— begin SUPPLIED DATA —

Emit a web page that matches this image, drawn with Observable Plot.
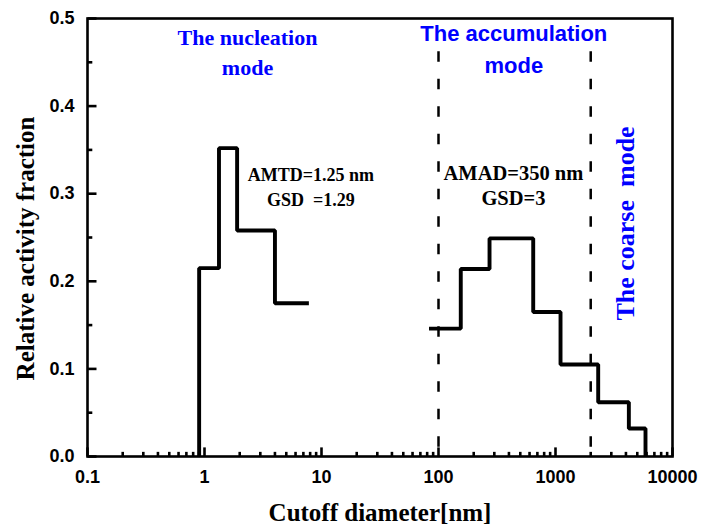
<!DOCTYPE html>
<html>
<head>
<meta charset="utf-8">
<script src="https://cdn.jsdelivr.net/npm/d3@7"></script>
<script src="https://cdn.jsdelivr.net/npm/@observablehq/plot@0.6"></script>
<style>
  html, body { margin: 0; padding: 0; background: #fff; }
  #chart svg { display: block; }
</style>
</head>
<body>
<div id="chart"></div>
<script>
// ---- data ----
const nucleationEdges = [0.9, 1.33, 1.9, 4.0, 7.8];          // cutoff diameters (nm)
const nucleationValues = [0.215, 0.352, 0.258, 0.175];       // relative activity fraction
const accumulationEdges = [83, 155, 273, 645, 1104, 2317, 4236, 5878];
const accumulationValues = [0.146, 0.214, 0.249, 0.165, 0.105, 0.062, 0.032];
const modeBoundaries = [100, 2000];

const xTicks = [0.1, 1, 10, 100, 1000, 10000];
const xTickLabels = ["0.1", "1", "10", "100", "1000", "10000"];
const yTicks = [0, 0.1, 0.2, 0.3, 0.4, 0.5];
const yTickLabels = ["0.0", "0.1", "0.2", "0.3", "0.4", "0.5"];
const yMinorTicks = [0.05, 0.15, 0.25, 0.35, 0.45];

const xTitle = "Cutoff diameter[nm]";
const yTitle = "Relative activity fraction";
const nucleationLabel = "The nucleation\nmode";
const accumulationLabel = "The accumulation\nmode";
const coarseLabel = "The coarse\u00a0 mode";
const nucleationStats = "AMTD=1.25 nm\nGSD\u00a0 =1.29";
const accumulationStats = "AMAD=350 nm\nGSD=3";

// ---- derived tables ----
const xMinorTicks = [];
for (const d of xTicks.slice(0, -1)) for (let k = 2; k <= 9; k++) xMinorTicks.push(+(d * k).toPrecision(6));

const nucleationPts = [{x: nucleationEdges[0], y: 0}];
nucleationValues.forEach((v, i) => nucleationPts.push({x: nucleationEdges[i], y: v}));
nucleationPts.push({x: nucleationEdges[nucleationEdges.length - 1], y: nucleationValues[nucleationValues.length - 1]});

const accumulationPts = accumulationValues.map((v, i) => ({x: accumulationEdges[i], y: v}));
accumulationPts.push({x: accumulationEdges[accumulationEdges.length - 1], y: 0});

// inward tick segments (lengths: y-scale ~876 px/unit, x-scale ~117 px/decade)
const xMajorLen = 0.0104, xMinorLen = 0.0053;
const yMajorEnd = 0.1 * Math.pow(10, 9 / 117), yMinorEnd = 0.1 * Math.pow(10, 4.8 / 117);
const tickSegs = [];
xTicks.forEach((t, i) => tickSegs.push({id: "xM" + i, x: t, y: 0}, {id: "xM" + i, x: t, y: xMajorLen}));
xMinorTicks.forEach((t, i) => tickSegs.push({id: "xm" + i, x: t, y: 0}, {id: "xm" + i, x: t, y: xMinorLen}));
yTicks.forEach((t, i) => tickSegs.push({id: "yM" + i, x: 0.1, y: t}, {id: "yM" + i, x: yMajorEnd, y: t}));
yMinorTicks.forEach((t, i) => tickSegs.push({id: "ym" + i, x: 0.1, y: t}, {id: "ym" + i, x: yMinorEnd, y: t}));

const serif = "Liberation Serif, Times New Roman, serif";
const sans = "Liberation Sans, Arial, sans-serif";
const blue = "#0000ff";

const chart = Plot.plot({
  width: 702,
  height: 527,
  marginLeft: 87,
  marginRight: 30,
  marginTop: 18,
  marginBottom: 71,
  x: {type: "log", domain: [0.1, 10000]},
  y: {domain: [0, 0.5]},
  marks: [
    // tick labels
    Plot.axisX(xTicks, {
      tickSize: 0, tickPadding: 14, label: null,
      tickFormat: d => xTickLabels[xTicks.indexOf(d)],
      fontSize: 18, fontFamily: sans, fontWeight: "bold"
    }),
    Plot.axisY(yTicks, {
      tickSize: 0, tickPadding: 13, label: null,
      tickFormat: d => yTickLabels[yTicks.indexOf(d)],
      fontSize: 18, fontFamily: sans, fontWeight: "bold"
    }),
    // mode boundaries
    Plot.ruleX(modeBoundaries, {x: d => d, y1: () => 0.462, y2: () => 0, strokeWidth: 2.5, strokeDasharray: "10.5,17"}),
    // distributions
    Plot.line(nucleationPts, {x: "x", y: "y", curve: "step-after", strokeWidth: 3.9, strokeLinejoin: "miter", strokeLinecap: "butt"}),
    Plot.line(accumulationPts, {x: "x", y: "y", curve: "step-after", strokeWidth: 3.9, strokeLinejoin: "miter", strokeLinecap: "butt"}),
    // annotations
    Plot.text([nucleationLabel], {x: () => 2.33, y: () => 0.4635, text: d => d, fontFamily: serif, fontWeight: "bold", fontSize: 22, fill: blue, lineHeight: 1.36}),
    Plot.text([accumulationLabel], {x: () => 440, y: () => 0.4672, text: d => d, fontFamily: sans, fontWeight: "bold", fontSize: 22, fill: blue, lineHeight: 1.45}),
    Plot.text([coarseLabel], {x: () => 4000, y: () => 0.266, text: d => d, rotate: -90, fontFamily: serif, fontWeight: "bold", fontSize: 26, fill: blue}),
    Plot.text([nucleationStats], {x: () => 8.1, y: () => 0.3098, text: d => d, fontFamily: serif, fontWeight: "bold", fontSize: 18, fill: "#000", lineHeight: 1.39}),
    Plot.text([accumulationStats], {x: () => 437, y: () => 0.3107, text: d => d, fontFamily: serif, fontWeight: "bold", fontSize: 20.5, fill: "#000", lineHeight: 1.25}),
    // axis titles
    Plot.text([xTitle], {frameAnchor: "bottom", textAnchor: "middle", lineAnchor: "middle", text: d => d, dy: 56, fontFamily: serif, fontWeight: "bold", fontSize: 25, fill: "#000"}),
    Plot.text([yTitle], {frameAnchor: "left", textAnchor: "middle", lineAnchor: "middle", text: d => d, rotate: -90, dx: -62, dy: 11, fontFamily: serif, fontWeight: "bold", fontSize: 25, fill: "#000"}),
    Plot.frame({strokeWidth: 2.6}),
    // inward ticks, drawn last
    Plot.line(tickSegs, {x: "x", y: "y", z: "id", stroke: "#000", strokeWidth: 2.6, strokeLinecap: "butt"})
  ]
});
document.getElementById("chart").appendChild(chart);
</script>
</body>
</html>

— end SUPPLIED DATA —

* **TASK GOAL**: Repeat only what lies between the start of the data and the end of the line containing "for (const d", exactly, with pictures left out.

* **OUTPUT OF THE EXERCISE**:
Emit a web page that matches this image, drawn with Observable Plot.
<!DOCTYPE html>
<html>
<head>
<meta charset="utf-8">
<script src="https://cdn.jsdelivr.net/npm/d3@7"></script>
<script src="https://cdn.jsdelivr.net/npm/@observablehq/plot@0.6"></script>
<style>
  html, body { margin: 0; padding: 0; background: #fff; }
  #chart svg { display: block; }
</style>
</head>
<body>
<div id="chart"></div>
<script>
// ---- data ----
const nucleationEdges = [0.9, 1.33, 1.9, 4.0, 7.8];          // cutoff diameters (nm)
const nucleationValues = [0.215, 0.352, 0.258, 0.175];       // relative activity fraction
const accumulationEdges = [83, 155, 273, 645, 1104, 2317, 4236, 5878];
const accumulationValues = [0.146, 0.214, 0.249, 0.165, 0.105, 0.062, 0.032];
const modeBoundaries = [100, 2000];

const xTicks = [0.1, 1, 10, 100, 1000, 10000];
const xTickLabels = ["0.1", "1", "10", "100", "1000", "10000"];
const yTicks = [0, 0.1, 0.2, 0.3, 0.4, 0.5];
const yTickLabels = ["0.0", "0.1", "0.2", "0.3", "0.4", "0.5"];
const yMinorTicks = [0.05, 0.15, 0.25, 0.35, 0.45];

const xTitle = "Cutoff diameter[nm]";
const yTitle = "Relative activity fraction";
const nucleationLabel = "The nucleation\nmode";
const accumulationLabel = "The accumulation\nmode";
const coarseLabel = "The coarse\u00a0 mode";
const nucleationStats = "AMTD=1.25 nm\nGSD\u00a0 =1.29";
const accumulationStats = "AMAD=350 nm\nGSD=3";

// ---- derived tables ----
const xMinorTicks = [];
for (const d of xTicks.slice(0, -1)) for (let k = 2; k <= 9; k++) xMinorTicks.push(+(d * k).toPrecision(6));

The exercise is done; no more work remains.